While it doesnt hurt as a partial sanity check, but with a huge false
negative rate (ie it wont complain many many times even though the entropy
is too small because it cant measure entropy, just the occasional side
effect that two computers generated the same value), it doesnt robustly fix
the problem which is the entropy of the device RNG is woefully small.

eg say the entropy is 20-bits and there are enough clients participating
that mostly you get a collision for any of the 2^20 (1million) keys.  So
then you tell it to try again, and it repeatedly does until there is no
collision.  All you've done is add a new entry to your previously seen
public key table on the server.  No entropy was added.

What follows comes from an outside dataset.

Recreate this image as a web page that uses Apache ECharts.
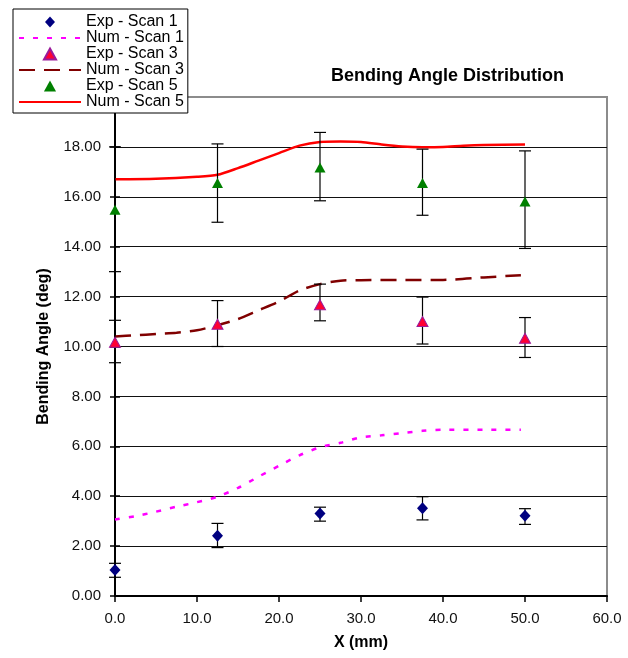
<!DOCTYPE html>
<html>
<head>
<meta charset="utf-8">
<script src="https://cdn.jsdelivr.net/npm/echarts@6/dist/echarts.min.js"></script>
<style>
  html, body { margin: 0; padding: 0; background: #fff; }
  #chart { width: 628px; height: 658px; }
</style>
</head>
<body>
<div id="chart"></div>
<script>
// experimental stations (mm)
const expX = [0, 12.5, 25, 37.5, 50];

// Exp - Scan 1
const exp1Y = [1.04, 2.41, 3.31, 3.52, 3.22];
const exp1Low = [0.75, 1.94, 3.0, 3.05, 2.87];
const exp1High = [1.31, 2.91, 3.56, 3.98, 3.5];

// Exp - Scan 3
const exp3Y = [10.17, 10.89, 11.67, 11.0, 10.33];
const exp3Low = [9.35, 10.0, 11.03, 10.1, 9.56];
const exp3High = [11.05, 11.84, 12.5, 11.98, 11.16];

// Exp - Scan 5
const exp5Y = [15.48, 16.55, 17.17, 16.55, 15.81];
const exp5Low = [13.0, 14.98, 15.84, 15.26, 13.93];
const exp5High = [18.0, 18.12, 18.58, 17.91, 17.84];

// numerical curves
const num1X = [0, 2.5, 5, 7.5, 10, 12.5, 15, 17.5, 20, 22.5, 25, 27.5, 30, 32.5, 35, 37.5, 40, 45, 49.5];
const num1Y = [3.07, 3.2, 3.38, 3.58, 3.76, 3.98, 4.33, 4.78, 5.22, 5.64, 5.96, 6.14, 6.36, 6.44, 6.53, 6.62, 6.66, 6.66, 6.66];

const num3X = [0, 2.5, 5, 7.5, 10, 12.5, 15, 17.5, 20, 22.5, 25, 27.5, 30, 35, 40, 45, 49.5];
const num3Y = [10.4, 10.45, 10.5, 10.55, 10.65, 10.85, 11.1, 11.45, 11.8, 12.25, 12.5, 12.64, 12.66, 12.67, 12.67, 12.77, 12.86];

const num5X = [0, 5, 10, 12.5, 15, 17.5, 20, 22.5, 25, 27.5, 30, 32.5, 35, 37.5, 40, 42.5, 45, 50];
const num5Y = [16.7, 16.72, 16.8, 16.88, 17.15, 17.45, 17.75, 18.05, 18.2, 18.22, 18.2, 18.1, 18.02, 17.99, 18.0, 18.05, 18.08, 18.1];

const FONT = 'Liberation Sans, Arial, sans-serif';
const DIAMOND = 'path://M5,0L10,5.5L5,11L0,5.5Z';
const TRIANGLE = 'path://M5.5,0L11,10L0,10Z';
const NO_MARK = { opacity: 0 };

// legend entries: markers for Exp, plain lines for Num
const legendItems = [
    { name: 'Exp - Scan 1', icon: DIAMOND },
    { name: 'Num - Scan 1', itemStyle: NO_MARK },
    { name: 'Exp - Scan 3', icon: TRIANGLE },
    { name: 'Num - Scan 3', itemStyle: NO_MARK },
    { name: 'Exp - Scan 5', icon: TRIANGLE },
    { name: 'Num - Scan 5', itemStyle: NO_MARK }
];

function pairs (xs, ys) {
    return xs.map((x, i) => [x, ys[i]]);
}

function bars (low, high) {
    let out = [];
    for (let i = 0; i < expX.length; i++) {
        out.push([expX[i], low[i], high[i]]);
    }
    return out;
}

// vertical error bar with caps
function renderBar (params, api) {
    const lo = api.coord([api.value(0), api.value(1)]);
    const hi = api.coord([api.value(0), api.value(2)]);
    const w = 6;
    const style = { stroke: '#000', lineWidth: 1.2 };
    return {
        type: 'group',
        children: [
            { type: 'line', shape: { x1: lo[0], y1: lo[1], x2: hi[0], y2: hi[1] }, style: style },
            { type: 'line', shape: { x1: lo[0] - w, y1: lo[1], x2: lo[0] + w, y2: lo[1] }, style: style },
            { type: 'line', shape: { x1: hi[0] - w, y1: hi[1], x2: hi[0] + w, y2: hi[1] }, style: style }
        ]
    };
}

function barSeries (low, high) {
    return {
        type: 'custom',
        renderItem: renderBar,
        data: bars(low, high),
        encode: { x: 0, y: [1, 2] },
        clip: false,
        z: 3,
        silent: true
    };
}

const yBase = {
    type: 'value',
    min: 0,
    max: 20,
    interval: 2,
    position: 'left',
    axisLine: { show: true, lineStyle: { color: '#000', width: 2 } }
};

const chart = echarts.init(document.getElementById('chart'));

chart.setOption({
    animation: false,
    backgroundColor: '#fff',
    title: {
        text: 'Bending Angle Distribution',
        left: 331,
        top: 67,
        padding: 0,
        textStyle: { fontFamily: FONT, fontSize: 18, fontWeight: 'bold', color: '#000' }
    },
    legend: {
        data: legendItems,
        orient: 'vertical',
        left: 13,
        top: 9,
        padding: [5, 4, 3, 5],
        itemGap: 0,
        itemWidth: 62,
        itemHeight: 11,
        symbolKeepAspect: true,
        backgroundColor: '#fff',
        borderColor: '#000',
        borderWidth: 1,
        borderRadius: 0,
        selectedMode: false,
        textStyle: { fontFamily: FONT, fontSize: 16, color: '#000', lineHeight: 15.5 }
    },
    grid: {
        left: 115,
        right: 21,
        top: 97,
        bottom: 62,
        show: true,
        borderColor: '#8c8c8c',
        borderWidth: 2
    },
    xAxis: {
        type: 'value',
        min: 0,
        max: 60,
        interval: 10,
        name: 'X (mm)',
        nameLocation: 'middle',
        nameGap: 39,
        nameTextStyle: { fontFamily: FONT, fontSize: 16, fontWeight: 'bold', color: '#000' },
        axisLine: { show: true, lineStyle: { color: '#000', width: 2 } },
        axisTick: { show: true, length: 6, lineStyle: { color: '#000', width: 1.5 } },
        axisLabel: {
            margin: 15,
            fontFamily: FONT,
            fontSize: 15,
            color: '#111',
            formatter: v => v.toFixed(1)
        },
        splitLine: { show: false }
    },
    yAxis: [
        Object.assign({}, yBase, {
            name: 'Bending Angle (deg)',
            nameLocation: 'middle',
            nameGap: 63,
            nameTextStyle: { fontFamily: FONT, fontSize: 16, fontWeight: 'bold', color: '#000' },
            axisTick: { show: true, length: 5, lineStyle: { color: '#000', width: 1.5 } },
            axisLabel: {
                margin: 14,
                fontFamily: FONT,
                fontSize: 15,
                color: '#111',
                formatter: v => v.toFixed(2)
            },
            splitLine: { show: true, showMaxLine: false, lineStyle: { color: '#111', width: 1 } }
        }),
        Object.assign({}, yBase, {
            axisTick: { show: true, inside: true, length: 5, lineStyle: { color: '#000', width: 1.5 } },
            axisLabel: { show: false },
            splitLine: { show: false }
        })
    ],
    series: [
        {
            name: 'Num - Scan 1',
            type: 'line',
            data: pairs(num1X, num1Y),
            symbol: 'none',
            showSymbol: false,
            smooth: 0.25,
            lineStyle: { color: '#ff00ff', width: 2.5, type: [5, 9] },
            itemStyle: { color: '#ff00ff' },
            z: 2
        },
        {
            name: 'Num - Scan 3',
            type: 'line',
            data: pairs(num3X, num3Y),
            symbol: 'none',
            showSymbol: false,
            smooth: 0.25,
            lineStyle: { color: '#800000', width: 2.5, type: [16, 9] },
            itemStyle: { color: '#800000' },
            z: 2
        },
        {
            name: 'Num - Scan 5',
            type: 'line',
            data: pairs(num5X, num5Y),
            symbol: 'none',
            showSymbol: false,
            smooth: 0.25,
            lineStyle: { color: '#ff0000', width: 2.5 },
            itemStyle: { color: '#ff0000' },
            z: 2
        },
        barSeries(exp1Low, exp1High),
        barSeries(exp3Low, exp3High),
        barSeries(exp5Low, exp5High),
        {
            name: 'Exp - Scan 1',
            type: 'scatter',
            data: pairs(expX, exp1Y),
            symbol: 'diamond',
            symbolSize: [11, 12],
            itemStyle: { color: '#000080', opacity: 1 },
            z: 4
        },
        {
            name: 'Exp - Scan 3',
            type: 'scatter',
            data: pairs(expX, exp3Y),
            symbol: 'triangle',
            symbolSize: [11, 10],
            itemStyle: { color: '#ff0033', borderColor: '#9a1a9a', borderWidth: 1, opacity: 1 },
            z: 4
        },
        {
            name: 'Exp - Scan 5',
            type: 'scatter',
            data: pairs(expX, exp5Y),
            symbol: 'triangle',
            symbolSize: [11, 10],
            itemStyle: { color: '#008000', opacity: 1 },
            z: 4
        }
    ]
});
</script>
</body>
</html>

You cant really (securely) send entropy over the network to a device with no
entropy because an eavesdropper can read whatever you send it.

There is another RNG problem also where if you add entropy in too small
chunks the attacker can also brute force in stages.  The yarrow design was
supposed to defend against that.  eg consider you break in and copy rng
state, then the user adds 32-bits, draws one externally published or
verifiable output - eg a nonce or encryption using a random key etc, then
adds another 32-bits and repeat.  Well that remains insecure indefinitely
because the attacker can brute force each 32-bits independently.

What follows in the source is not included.